#### [DO THIS]
Take the lines from the head of the listing through the one bearing "8.0, 8.25, 8.5]" and copy them exactly, leaving every picture out.

#### [DATASET SECTION]
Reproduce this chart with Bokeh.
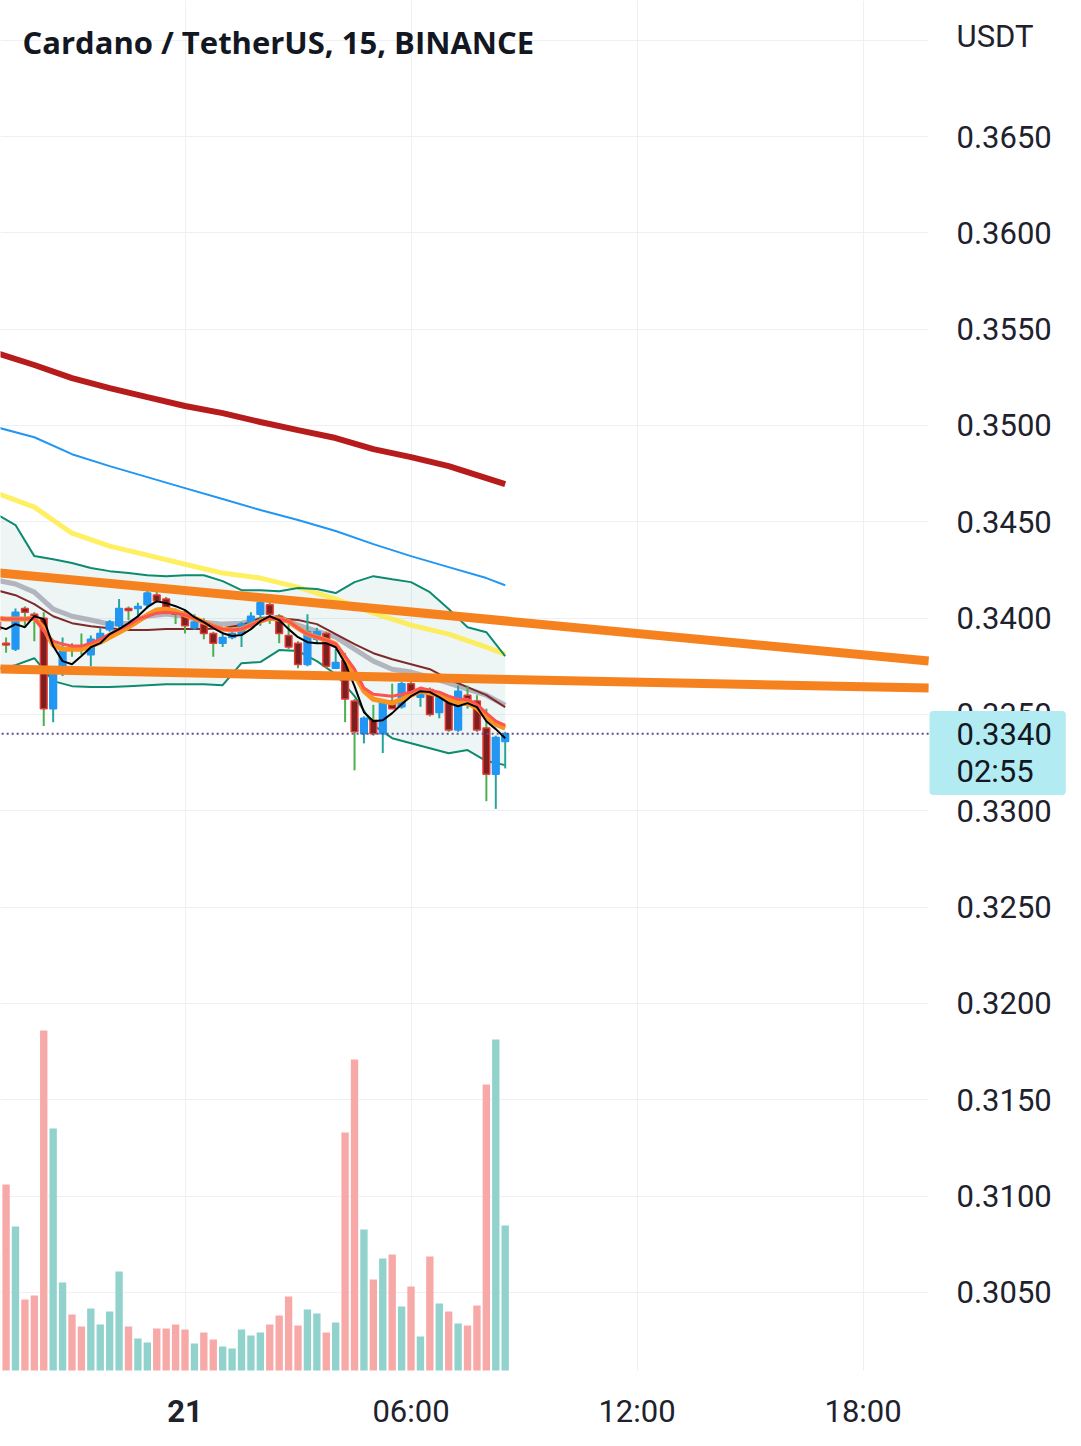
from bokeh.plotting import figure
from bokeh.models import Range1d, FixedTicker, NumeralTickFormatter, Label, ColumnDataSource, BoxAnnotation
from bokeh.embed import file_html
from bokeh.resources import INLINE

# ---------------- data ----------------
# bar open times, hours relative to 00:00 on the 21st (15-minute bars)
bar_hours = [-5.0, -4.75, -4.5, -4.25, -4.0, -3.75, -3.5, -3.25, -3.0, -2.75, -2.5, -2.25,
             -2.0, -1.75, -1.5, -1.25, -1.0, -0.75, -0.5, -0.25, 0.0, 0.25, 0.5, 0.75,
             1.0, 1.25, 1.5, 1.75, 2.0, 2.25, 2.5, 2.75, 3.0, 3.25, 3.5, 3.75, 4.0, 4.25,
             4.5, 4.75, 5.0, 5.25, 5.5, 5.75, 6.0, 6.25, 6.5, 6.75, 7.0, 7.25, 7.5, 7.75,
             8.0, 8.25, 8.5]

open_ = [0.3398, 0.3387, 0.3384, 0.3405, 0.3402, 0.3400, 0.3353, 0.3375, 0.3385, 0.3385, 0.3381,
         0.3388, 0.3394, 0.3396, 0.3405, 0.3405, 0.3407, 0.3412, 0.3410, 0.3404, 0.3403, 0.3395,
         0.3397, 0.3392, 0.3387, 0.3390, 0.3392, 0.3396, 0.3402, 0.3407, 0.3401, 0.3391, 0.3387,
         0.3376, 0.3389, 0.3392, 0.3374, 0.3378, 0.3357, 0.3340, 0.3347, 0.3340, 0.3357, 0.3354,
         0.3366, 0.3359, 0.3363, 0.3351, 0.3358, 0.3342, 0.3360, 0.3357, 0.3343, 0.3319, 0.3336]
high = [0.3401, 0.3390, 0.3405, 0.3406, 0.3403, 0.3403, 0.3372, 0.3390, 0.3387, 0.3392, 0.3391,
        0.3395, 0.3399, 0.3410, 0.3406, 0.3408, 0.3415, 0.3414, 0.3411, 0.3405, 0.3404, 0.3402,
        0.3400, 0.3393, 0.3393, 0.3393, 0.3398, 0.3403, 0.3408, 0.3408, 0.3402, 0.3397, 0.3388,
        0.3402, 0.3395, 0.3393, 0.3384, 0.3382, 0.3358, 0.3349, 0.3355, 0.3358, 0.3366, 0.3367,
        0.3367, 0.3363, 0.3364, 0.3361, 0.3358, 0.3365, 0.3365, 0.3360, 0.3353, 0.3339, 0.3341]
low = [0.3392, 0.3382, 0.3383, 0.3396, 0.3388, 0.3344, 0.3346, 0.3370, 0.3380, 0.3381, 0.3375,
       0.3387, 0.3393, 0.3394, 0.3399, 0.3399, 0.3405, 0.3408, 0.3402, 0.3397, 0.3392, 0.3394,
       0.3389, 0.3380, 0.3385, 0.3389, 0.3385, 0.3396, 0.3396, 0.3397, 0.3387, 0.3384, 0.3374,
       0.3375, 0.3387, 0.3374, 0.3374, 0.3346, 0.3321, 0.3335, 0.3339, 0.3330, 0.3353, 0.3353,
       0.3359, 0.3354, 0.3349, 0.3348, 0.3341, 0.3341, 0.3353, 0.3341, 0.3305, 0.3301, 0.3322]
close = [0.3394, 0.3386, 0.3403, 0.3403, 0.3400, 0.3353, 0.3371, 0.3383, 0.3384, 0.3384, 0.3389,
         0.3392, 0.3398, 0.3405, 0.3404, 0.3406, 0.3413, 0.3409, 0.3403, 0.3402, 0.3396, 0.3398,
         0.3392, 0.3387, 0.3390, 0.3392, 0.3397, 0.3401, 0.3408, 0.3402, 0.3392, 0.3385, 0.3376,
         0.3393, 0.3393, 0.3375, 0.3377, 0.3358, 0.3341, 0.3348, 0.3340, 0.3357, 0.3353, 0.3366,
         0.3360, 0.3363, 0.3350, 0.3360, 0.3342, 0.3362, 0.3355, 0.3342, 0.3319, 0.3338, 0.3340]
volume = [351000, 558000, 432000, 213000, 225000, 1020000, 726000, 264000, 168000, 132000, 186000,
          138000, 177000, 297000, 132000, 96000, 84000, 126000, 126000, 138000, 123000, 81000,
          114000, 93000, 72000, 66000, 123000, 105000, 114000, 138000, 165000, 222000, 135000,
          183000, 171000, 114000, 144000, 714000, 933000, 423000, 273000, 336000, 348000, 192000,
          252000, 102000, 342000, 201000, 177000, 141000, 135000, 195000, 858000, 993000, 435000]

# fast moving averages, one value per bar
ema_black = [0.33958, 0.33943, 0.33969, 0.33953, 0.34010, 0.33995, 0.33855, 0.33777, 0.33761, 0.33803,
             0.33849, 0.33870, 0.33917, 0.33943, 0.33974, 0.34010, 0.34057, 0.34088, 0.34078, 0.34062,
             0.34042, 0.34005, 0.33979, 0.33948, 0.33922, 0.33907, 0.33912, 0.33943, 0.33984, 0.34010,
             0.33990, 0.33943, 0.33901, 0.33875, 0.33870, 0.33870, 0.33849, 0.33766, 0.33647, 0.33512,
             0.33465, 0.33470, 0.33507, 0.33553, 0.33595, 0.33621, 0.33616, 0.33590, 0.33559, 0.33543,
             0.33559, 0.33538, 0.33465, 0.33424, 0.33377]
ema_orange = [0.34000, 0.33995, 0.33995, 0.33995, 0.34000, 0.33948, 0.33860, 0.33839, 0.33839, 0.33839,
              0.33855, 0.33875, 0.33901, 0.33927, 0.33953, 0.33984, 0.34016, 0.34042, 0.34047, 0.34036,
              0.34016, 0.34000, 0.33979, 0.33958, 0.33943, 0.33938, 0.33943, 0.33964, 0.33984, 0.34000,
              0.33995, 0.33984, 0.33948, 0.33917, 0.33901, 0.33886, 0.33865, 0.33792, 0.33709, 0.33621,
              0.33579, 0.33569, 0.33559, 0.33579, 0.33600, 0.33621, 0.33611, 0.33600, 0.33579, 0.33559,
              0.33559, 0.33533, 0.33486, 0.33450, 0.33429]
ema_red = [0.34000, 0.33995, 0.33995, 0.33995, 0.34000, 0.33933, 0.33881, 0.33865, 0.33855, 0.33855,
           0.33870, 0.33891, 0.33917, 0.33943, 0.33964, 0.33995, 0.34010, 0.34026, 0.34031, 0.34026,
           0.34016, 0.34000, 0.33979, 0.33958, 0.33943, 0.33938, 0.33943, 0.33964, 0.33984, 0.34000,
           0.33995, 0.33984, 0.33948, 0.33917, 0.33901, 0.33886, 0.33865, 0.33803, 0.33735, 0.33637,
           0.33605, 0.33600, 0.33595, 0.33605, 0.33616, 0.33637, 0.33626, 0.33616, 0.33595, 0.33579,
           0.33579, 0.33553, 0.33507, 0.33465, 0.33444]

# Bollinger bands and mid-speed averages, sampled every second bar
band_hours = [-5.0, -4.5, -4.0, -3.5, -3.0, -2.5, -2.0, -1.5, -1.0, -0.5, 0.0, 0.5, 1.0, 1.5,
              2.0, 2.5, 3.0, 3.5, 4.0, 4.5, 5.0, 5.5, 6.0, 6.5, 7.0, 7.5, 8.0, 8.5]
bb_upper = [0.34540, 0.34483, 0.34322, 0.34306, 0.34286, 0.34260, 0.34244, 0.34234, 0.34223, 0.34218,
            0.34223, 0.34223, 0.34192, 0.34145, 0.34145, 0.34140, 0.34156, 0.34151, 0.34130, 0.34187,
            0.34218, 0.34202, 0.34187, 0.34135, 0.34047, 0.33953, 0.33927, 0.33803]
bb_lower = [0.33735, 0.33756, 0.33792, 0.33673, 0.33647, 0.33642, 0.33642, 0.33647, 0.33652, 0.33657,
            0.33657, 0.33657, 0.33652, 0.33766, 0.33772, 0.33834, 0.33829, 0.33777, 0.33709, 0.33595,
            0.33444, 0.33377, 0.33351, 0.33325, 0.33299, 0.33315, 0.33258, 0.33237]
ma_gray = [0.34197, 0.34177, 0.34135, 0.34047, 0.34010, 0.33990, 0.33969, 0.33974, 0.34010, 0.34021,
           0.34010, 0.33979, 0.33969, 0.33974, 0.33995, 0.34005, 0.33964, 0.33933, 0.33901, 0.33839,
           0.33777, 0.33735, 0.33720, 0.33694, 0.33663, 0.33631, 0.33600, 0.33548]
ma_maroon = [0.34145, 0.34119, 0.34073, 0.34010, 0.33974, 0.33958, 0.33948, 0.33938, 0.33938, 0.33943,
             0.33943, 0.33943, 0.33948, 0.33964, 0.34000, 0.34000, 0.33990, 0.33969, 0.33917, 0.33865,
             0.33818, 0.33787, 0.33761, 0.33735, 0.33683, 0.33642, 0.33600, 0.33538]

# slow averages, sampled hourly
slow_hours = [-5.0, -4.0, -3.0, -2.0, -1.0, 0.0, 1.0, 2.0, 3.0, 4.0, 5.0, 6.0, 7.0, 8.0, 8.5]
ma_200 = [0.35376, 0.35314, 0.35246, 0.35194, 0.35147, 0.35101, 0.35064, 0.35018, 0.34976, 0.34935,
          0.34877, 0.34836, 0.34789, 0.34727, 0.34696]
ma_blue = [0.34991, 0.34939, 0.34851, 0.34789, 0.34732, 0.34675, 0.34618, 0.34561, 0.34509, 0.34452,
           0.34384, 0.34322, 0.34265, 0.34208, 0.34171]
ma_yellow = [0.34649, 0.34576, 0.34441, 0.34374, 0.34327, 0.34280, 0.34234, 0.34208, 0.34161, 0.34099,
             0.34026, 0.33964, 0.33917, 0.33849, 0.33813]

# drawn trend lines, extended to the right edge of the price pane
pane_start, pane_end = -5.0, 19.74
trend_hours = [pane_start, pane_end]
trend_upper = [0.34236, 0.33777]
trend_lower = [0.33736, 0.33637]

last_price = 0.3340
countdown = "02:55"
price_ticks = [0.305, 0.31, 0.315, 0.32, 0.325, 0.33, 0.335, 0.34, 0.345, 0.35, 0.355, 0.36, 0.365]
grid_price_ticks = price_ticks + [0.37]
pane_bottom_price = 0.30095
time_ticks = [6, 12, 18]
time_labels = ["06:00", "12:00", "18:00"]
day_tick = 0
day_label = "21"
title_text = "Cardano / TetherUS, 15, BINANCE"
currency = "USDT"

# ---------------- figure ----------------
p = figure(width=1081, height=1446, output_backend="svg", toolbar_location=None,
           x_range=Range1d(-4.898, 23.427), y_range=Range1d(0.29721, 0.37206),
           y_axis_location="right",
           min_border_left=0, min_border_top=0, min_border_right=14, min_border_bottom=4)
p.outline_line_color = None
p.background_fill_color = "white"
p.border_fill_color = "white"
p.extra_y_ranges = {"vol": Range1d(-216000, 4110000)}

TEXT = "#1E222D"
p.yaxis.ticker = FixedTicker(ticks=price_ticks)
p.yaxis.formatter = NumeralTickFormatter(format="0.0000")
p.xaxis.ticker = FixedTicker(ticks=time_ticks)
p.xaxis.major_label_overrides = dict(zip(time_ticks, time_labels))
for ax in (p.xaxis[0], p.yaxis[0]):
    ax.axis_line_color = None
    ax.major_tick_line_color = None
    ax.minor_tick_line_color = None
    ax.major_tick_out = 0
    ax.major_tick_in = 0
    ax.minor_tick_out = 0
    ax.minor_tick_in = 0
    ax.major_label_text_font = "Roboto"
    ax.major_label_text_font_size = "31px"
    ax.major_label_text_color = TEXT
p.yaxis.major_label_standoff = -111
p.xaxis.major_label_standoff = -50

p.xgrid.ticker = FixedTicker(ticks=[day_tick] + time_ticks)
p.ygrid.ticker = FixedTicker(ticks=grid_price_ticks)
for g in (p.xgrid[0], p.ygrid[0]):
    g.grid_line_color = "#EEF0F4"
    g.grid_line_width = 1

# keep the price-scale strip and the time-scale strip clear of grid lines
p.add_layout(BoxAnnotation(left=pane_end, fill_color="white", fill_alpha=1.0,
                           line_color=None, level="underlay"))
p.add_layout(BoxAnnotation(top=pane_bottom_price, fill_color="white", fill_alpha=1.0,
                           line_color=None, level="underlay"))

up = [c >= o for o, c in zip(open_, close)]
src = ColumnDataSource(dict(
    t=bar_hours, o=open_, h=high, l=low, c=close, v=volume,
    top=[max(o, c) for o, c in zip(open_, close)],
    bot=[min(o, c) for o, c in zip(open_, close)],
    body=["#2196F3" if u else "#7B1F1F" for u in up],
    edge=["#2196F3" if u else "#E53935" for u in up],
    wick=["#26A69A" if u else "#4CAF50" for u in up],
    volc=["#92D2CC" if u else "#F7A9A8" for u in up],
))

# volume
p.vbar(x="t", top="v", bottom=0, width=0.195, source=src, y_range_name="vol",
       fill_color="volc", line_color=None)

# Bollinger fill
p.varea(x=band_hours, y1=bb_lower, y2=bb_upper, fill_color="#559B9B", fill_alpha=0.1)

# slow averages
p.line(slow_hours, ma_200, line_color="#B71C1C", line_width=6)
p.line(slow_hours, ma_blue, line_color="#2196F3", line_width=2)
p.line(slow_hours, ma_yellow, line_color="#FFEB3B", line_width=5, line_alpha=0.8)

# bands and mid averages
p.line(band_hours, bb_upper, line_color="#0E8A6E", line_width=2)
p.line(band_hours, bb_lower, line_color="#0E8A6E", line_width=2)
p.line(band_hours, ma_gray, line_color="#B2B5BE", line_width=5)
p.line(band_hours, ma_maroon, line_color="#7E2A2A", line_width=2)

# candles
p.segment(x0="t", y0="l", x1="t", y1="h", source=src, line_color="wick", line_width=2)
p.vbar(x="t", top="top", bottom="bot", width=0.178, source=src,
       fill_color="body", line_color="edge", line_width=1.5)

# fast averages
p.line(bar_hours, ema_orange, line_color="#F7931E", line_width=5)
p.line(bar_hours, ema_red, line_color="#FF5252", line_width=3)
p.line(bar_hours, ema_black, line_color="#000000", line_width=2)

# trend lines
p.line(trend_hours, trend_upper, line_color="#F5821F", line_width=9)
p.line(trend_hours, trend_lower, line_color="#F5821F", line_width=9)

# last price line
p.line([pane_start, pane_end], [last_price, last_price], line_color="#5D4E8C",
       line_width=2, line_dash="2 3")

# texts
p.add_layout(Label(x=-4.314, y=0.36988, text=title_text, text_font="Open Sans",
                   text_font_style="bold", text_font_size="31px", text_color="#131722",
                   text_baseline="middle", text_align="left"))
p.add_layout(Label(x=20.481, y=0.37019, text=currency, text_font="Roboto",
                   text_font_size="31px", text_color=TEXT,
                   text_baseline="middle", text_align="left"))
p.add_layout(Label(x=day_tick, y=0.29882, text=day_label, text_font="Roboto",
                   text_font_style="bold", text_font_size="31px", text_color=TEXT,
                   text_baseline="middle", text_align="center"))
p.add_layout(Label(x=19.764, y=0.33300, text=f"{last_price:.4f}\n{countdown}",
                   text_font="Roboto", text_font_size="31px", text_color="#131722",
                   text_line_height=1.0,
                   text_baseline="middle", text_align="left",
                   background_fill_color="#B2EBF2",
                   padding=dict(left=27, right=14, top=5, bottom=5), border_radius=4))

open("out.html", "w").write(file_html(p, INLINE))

#### [COMPLETE ANSWER]
Reproduce this chart with Bokeh.
from bokeh.plotting import figure
from bokeh.models import Range1d, FixedTicker, NumeralTickFormatter, Label, ColumnDataSource, BoxAnnotation
from bokeh.embed import file_html
from bokeh.resources import INLINE

# ---------------- data ----------------
# bar open times, hours relative to 00:00 on the 21st (15-minute bars)
bar_hours = [-5.0, -4.75, -4.5, -4.25, -4.0, -3.75, -3.5, -3.25, -3.0, -2.75, -2.5, -2.25,
             -2.0, -1.75, -1.5, -1.25, -1.0, -0.75, -0.5, -0.25, 0.0, 0.25, 0.5, 0.75,
             1.0, 1.25, 1.5, 1.75, 2.0, 2.25, 2.5, 2.75, 3.0, 3.25, 3.5, 3.75, 4.0, 4.25,
             4.5, 4.75, 5.0, 5.25, 5.5, 5.75, 6.0, 6.25, 6.5, 6.75, 7.0, 7.25, 7.5, 7.75,
             8.0, 8.25, 8.5]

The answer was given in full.